━━ Supplied information

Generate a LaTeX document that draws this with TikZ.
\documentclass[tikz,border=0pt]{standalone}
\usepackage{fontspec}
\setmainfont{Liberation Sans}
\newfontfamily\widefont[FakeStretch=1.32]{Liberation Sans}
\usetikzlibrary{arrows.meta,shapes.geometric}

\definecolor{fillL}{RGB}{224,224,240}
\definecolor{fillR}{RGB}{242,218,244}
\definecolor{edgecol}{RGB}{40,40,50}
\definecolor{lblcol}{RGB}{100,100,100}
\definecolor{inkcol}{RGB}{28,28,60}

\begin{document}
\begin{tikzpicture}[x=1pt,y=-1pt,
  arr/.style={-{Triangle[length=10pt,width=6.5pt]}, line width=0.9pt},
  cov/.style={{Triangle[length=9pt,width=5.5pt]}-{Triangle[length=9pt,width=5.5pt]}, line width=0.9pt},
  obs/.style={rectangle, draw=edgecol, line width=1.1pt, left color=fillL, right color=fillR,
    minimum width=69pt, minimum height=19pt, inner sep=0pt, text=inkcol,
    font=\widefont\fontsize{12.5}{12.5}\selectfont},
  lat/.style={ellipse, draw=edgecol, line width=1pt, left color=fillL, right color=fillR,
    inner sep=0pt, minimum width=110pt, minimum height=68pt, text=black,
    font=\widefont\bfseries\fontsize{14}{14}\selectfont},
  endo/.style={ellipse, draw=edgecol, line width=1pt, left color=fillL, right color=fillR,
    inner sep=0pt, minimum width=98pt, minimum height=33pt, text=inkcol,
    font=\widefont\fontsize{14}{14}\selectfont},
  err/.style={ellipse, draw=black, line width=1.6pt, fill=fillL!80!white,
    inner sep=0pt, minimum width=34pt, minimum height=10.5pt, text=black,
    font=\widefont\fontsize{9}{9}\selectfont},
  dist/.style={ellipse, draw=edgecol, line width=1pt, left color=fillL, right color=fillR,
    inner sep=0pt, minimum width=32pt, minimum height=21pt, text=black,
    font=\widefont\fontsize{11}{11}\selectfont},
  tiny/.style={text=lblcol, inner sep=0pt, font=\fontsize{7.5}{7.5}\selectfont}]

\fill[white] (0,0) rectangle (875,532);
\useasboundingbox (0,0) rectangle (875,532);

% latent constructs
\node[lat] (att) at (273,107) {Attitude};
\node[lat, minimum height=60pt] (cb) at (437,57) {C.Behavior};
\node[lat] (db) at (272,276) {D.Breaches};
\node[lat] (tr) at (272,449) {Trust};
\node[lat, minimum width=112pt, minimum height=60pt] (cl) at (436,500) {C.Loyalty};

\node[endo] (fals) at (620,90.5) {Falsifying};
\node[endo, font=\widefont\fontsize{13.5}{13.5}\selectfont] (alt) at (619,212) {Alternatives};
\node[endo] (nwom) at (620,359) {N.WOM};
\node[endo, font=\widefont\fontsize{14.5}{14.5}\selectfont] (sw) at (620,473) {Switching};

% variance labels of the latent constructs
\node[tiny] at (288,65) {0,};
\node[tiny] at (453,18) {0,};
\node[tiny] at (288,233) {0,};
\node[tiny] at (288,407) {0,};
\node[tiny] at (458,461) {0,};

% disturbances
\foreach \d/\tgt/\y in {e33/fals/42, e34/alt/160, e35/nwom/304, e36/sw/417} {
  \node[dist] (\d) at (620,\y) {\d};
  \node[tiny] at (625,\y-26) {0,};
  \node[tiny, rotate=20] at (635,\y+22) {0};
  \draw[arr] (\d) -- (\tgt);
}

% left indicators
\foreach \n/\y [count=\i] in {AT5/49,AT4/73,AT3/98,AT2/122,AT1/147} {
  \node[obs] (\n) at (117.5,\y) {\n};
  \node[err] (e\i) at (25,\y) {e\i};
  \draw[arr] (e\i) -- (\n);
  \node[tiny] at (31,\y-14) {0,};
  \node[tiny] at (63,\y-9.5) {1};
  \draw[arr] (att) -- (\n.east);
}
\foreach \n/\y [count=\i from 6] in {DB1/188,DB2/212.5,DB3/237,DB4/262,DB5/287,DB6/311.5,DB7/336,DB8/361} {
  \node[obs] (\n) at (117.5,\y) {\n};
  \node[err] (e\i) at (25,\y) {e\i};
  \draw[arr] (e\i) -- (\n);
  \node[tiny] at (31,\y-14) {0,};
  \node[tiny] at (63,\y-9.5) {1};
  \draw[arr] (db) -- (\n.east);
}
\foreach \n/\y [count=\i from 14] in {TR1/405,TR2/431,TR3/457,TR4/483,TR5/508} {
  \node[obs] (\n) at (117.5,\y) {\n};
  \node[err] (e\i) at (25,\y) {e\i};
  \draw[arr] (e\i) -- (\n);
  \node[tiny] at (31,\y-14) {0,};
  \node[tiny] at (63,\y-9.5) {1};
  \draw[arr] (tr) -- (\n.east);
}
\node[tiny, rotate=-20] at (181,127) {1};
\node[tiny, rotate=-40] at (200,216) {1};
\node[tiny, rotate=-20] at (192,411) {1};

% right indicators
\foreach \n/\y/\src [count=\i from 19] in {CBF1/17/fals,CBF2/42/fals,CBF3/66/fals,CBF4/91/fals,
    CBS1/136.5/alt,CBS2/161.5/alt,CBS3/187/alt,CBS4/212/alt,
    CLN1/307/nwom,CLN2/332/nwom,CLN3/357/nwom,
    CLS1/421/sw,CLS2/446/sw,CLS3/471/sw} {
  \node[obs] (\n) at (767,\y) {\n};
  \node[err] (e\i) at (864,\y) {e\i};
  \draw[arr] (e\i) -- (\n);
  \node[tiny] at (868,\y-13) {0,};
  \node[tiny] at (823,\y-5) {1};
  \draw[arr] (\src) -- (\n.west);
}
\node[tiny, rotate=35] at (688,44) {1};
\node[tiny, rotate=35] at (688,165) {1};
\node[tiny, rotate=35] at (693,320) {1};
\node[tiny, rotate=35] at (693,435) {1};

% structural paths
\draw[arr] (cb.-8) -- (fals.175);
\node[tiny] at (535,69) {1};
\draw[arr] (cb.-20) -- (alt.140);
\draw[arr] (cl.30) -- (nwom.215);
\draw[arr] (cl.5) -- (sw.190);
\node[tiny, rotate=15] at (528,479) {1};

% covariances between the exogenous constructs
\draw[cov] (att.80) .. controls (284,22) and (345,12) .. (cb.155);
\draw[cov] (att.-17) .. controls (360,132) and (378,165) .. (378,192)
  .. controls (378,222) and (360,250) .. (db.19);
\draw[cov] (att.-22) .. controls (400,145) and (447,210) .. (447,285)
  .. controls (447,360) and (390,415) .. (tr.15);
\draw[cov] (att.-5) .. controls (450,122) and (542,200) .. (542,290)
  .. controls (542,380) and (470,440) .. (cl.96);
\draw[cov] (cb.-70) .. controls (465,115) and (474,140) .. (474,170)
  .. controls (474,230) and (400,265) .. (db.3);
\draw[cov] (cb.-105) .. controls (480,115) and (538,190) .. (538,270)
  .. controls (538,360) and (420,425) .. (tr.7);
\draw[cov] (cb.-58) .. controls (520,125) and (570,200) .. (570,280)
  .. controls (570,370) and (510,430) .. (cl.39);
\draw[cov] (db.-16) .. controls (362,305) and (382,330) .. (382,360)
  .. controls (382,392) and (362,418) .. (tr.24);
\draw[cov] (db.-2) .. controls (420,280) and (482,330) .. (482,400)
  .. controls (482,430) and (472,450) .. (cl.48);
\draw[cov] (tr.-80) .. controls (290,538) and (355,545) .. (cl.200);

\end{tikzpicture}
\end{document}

━━━━

(Written problem): Reproduce the full listing exactly.

(The answer):
Generate a LaTeX document that draws this with TikZ.
\documentclass[tikz,border=0pt]{standalone}
\usepackage{fontspec}
\setmainfont{Liberation Sans}
\newfontfamily\widefont[FakeStretch=1.32]{Liberation Sans}
\usetikzlibrary{arrows.meta,shapes.geometric}

\definecolor{fillL}{RGB}{224,224,240}
\definecolor{fillR}{RGB}{242,218,244}
\definecolor{edgecol}{RGB}{40,40,50}
\definecolor{lblcol}{RGB}{100,100,100}
\definecolor{inkcol}{RGB}{28,28,60}

\begin{document}
\begin{tikzpicture}[x=1pt,y=-1pt,
  arr/.style={-{Triangle[length=10pt,width=6.5pt]}, line width=0.9pt},
  cov/.style={{Triangle[length=9pt,width=5.5pt]}-{Triangle[length=9pt,width=5.5pt]}, line width=0.9pt},
  obs/.style={rectangle, draw=edgecol, line width=1.1pt, left color=fillL, right color=fillR,
    minimum width=69pt, minimum height=19pt, inner sep=0pt, text=inkcol,
    font=\widefont\fontsize{12.5}{12.5}\selectfont},
  lat/.style={ellipse, draw=edgecol, line width=1pt, left color=fillL, right color=fillR,
    inner sep=0pt, minimum width=110pt, minimum height=68pt, text=black,
    font=\widefont\bfseries\fontsize{14}{14}\selectfont},
  endo/.style={ellipse, draw=edgecol, line width=1pt, left color=fillL, right color=fillR,
    inner sep=0pt, minimum width=98pt, minimum height=33pt, text=inkcol,
    font=\widefont\fontsize{14}{14}\selectfont},
  err/.style={ellipse, draw=black, line width=1.6pt, fill=fillL!80!white,
    inner sep=0pt, minimum width=34pt, minimum height=10.5pt, text=black,
    font=\widefont\fontsize{9}{9}\selectfont},
  dist/.style={ellipse, draw=edgecol, line width=1pt, left color=fillL, right color=fillR,
    inner sep=0pt, minimum width=32pt, minimum height=21pt, text=black,
    font=\widefont\fontsize{11}{11}\selectfont},
  tiny/.style={text=lblcol, inner sep=0pt, font=\fontsize{7.5}{7.5}\selectfont}]

\fill[white] (0,0) rectangle (875,532);
\useasboundingbox (0,0) rectangle (875,532);

% latent constructs
\node[lat] (att) at (273,107) {Attitude};
\node[lat, minimum height=60pt] (cb) at (437,57) {C.Behavior};
\node[lat] (db) at (272,276) {D.Breaches};
\node[lat] (tr) at (272,449) {Trust};
\node[lat, minimum width=112pt, minimum height=60pt] (cl) at (436,500) {C.Loyalty};

\node[endo] (fals) at (620,90.5) {Falsifying};
\node[endo, font=\widefont\fontsize{13.5}{13.5}\selectfont] (alt) at (619,212) {Alternatives};
\node[endo] (nwom) at (620,359) {N.WOM};
\node[endo, font=\widefont\fontsize{14.5}{14.5}\selectfont] (sw) at (620,473) {Switching};

% variance labels of the latent constructs
\node[tiny] at (288,65) {0,};
\node[tiny] at (453,18) {0,};
\node[tiny] at (288,233) {0,};
\node[tiny] at (288,407) {0,};
\node[tiny] at (458,461) {0,};

% disturbances
\foreach \d/\tgt/\y in {e33/fals/42, e34/alt/160, e35/nwom/304, e36/sw/417} {
  \node[dist] (\d) at (620,\y) {\d};
  \node[tiny] at (625,\y-26) {0,};
  \node[tiny, rotate=20] at (635,\y+22) {0};
  \draw[arr] (\d) -- (\tgt);
}

% left indicators
\foreach \n/\y [count=\i] in {AT5/49,AT4/73,AT3/98,AT2/122,AT1/147} {
  \node[obs] (\n) at (117.5,\y) {\n};
  \node[err] (e\i) at (25,\y) {e\i};
  \draw[arr] (e\i) -- (\n);
  \node[tiny] at (31,\y-14) {0,};
  \node[tiny] at (63,\y-9.5) {1};
  \draw[arr] (att) -- (\n.east);
}
\foreach \n/\y [count=\i from 6] in {DB1/188,DB2/212.5,DB3/237,DB4/262,DB5/287,DB6/311.5,DB7/336,DB8/361} {
  \node[obs] (\n) at (117.5,\y) {\n};
  \node[err] (e\i) at (25,\y) {e\i};
  \draw[arr] (e\i) -- (\n);
  \node[tiny] at (31,\y-14) {0,};
  \node[tiny] at (63,\y-9.5) {1};
  \draw[arr] (db) -- (\n.east);
}
\foreach \n/\y [count=\i from 14] in {TR1/405,TR2/431,TR3/457,TR4/483,TR5/508} {
  \node[obs] (\n) at (117.5,\y) {\n};
  \node[err] (e\i) at (25,\y) {e\i};
  \draw[arr] (e\i) -- (\n);
  \node[tiny] at (31,\y-14) {0,};
  \node[tiny] at (63,\y-9.5) {1};
  \draw[arr] (tr) -- (\n.east);
}
\node[tiny, rotate=-20] at (181,127) {1};
\node[tiny, rotate=-40] at (200,216) {1};
\node[tiny, rotate=-20] at (192,411) {1};

% right indicators
\foreach \n/\y/\src [count=\i from 19] in {CBF1/17/fals,CBF2/42/fals,CBF3/66/fals,CBF4/91/fals,
    CBS1/136.5/alt,CBS2/161.5/alt,CBS3/187/alt,CBS4/212/alt,
    CLN1/307/nwom,CLN2/332/nwom,CLN3/357/nwom,
    CLS1/421/sw,CLS2/446/sw,CLS3/471/sw} {
  \node[obs] (\n) at (767,\y) {\n};
  \node[err] (e\i) at (864,\y) {e\i};
  \draw[arr] (e\i) -- (\n);
  \node[tiny] at (868,\y-13) {0,};
  \node[tiny] at (823,\y-5) {1};
  \draw[arr] (\src) -- (\n.west);
}
\node[tiny, rotate=35] at (688,44) {1};
\node[tiny, rotate=35] at (688,165) {1};
\node[tiny, rotate=35] at (693,320) {1};
\node[tiny, rotate=35] at (693,435) {1};

% structural paths
\draw[arr] (cb.-8) -- (fals.175);
\node[tiny] at (535,69) {1};
\draw[arr] (cb.-20) -- (alt.140);
\draw[arr] (cl.30) -- (nwom.215);
\draw[arr] (cl.5) -- (sw.190);
\node[tiny, rotate=15] at (528,479) {1};

% covariances between the exogenous constructs
\draw[cov] (att.80) .. controls (284,22) and (345,12) .. (cb.155);
\draw[cov] (att.-17) .. controls (360,132) and (378,165) .. (378,192)
  .. controls (378,222) and (360,250) .. (db.19);
\draw[cov] (att.-22) .. controls (400,145) and (447,210) .. (447,285)
  .. controls (447,360) and (390,415) .. (tr.15);
\draw[cov] (att.-5) .. controls (450,122) and (542,200) .. (542,290)
  .. controls (542,380) and (470,440) .. (cl.96);
\draw[cov] (cb.-70) .. controls (465,115) and (474,140) .. (474,170)
  .. controls (474,230) and (400,265) .. (db.3);
\draw[cov] (cb.-105) .. controls (480,115) and (538,190) .. (538,270)
  .. controls (538,360) and (420,425) .. (tr.7);
\draw[cov] (cb.-58) .. controls (520,125) and (570,200) .. (570,280)
  .. controls (570,370) and (510,430) .. (cl.39);
\draw[cov] (db.-16) .. controls (362,305) and (382,330) .. (382,360)
  .. controls (382,392) and (362,418) .. (tr.24);
\draw[cov] (db.-2) .. controls (420,280) and (482,330) .. (482,400)
  .. controls (482,430) and (472,450) .. (cl.48);
\draw[cov] (tr.-80) .. controls (290,538) and (355,545) .. (cl.200);

\end{tikzpicture}
\end{document}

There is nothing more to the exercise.